Il piano Idrogeno dell’Italia

Il Green New Deal Europeo tra i suoi vari obbiettivi ha evidenziato principalmente tre aspetti relativi al sistema energetico che vanno affrontati:

  • Lo sviluppo di una rete energetica più circolare ed efficiente (ridurre la dispersione di energia, aumentare la sua distribuzione e accessibilità);
  • Convertire all’elettrico i settori più inquinanti (es: trasporti, riscaldamento, etc…) ;
  • Incentivare l’uso di combustibili NON fossili nei settori più difficili da elettrificare.

Le problematiche più spinose sull’energia rinnovabile per alcuni settori, erano infatti la difficoltà e gli elevati costi per affrontare la transizione a sistemi totalmente elettrici e la difficoltà nell’immagazzinare l’energia prodotta in eccesso in grandi quantità, per poterla utilizzare poi quando necessaria.

L’IRENA (International Renewable Energy Agency) nel 2018 ha definito l’idrogeno come “anello mancante della catena” per una transizione energetica completa, rapida ed efficiente.

L’Idrogeno

Questo in quanto l’Idrogeno fa parte dei cosiddetti “combustibili puliti” in quanto la sua reazione di combustione come prodotti di scarto dà un solo elemento: l’acqua. All’opposto dei combustibili fossili (questi difatti rilasciano anidride carbonica, monossido di carbonio, ossidi di azoto, biossido di zolfo, composti organici volatili e metalli pesanti, tutti associati a maggiori rischi di contrarre malattie, soprattutto respiratorie).

Inoltre l’H (idrogeno) può fungere come “batteria” per immagazzinare energia e, soprattutto, trasportarla con facilità. Si sfrutterebbero difatti gli impianti già esistenti per il trasporto dei gas naturali (metanodotti).

Per queste sue enormi potenzialità l’Ue ha stabilito un piano graduale per l’adozione dell’idrogeno distribuito in 3 fasi che vanno dal 2020 al 2050, con l’obbiettivo di produrre 10 milioni di tonnellate di idrogeno pulito in Europa.

Però perché non è stato fatto prima?

Questo quesito è legato al COME si produce l’H. Sostanzialmente questo si può estrarre tramite due metodologie:

  • Steam Reforming: consiste nel produrre idrogeno partendo da carbone, gas naturale o diesel, sottoposto ad altissime temperature. Il vapore che si viene a formare, reagendo con gli idrocarburi della materia prima, produce idrogeno.

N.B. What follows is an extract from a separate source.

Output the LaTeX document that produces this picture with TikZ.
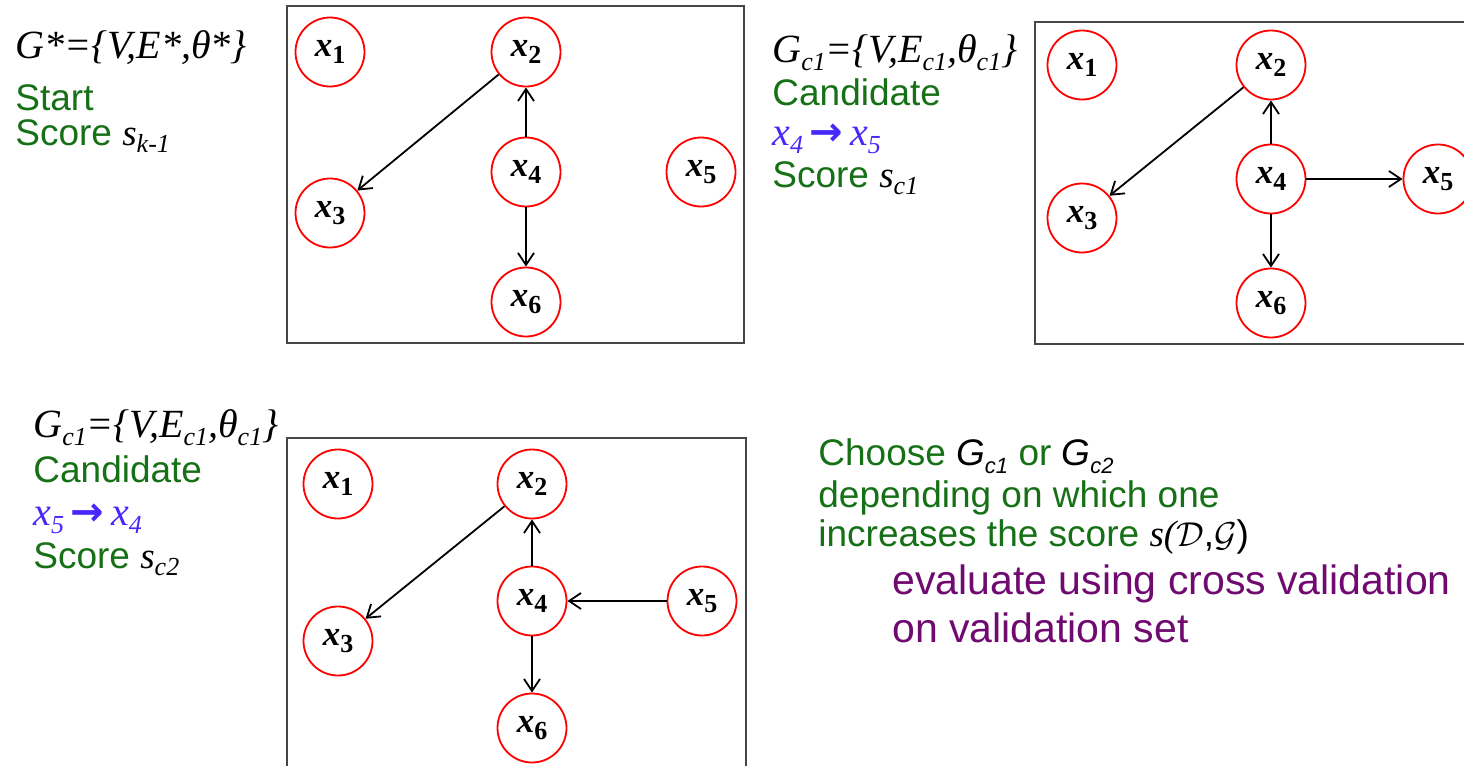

Come si potrà dedurre però questa tecnica non è sostenibile, in quanto parte da materie prime non rinnovabili, e inquinanti.
  • Elettrolisi: questa è invece la metodologia preferita, in quanto consiste nel produrre Idrogeno, partendo dall’acqua, tramite energia elettrica. E questo il caso in cui l’unico scarto prodotto è l’ossigeno. In questo caso l’energia di partenza, se proveniente da fonti rinnovabili, creerebbe un ciclo virtuoso di produzione dell’idrogeno, sostanzialmente ad emissioni zero.

Il piano e l’opportunità dell’Italia

Recentemente il Mise (Ministero dello Sviluppo economico) ha presentato le Linee Guida per la Strategia Nazionale sull’idrogeno 2021. In questo documento si definisce come l’uso dell’idrogeno come fonte energetica rappresenti un range di potenzialità ambientali ed economiche.

L’Italia difatti potrebbe arrivare nel 2050 a soddisfare, grazie alla produzione e consumo di idrogeno, il 20% della domanda energetica nazionale. Implementando difatti il reparto delle energie rinnovabili (grande potenzialità del nostro paese visto le fonti solari, eoliche e idriche disponibili rispetto ad altri paesi) e sfruttando l’energia in eccesso prodotta da queste, per l’elettrolisi dell’idrogeno, si potrebbe rendere l’Italia come uno dei principali fornitori di H in Europa.

Ovviamente questa opportunità richiede degli investimenti con obiettivi altamente mirati. Questo è già un primo passo e le premesse sembrano buone.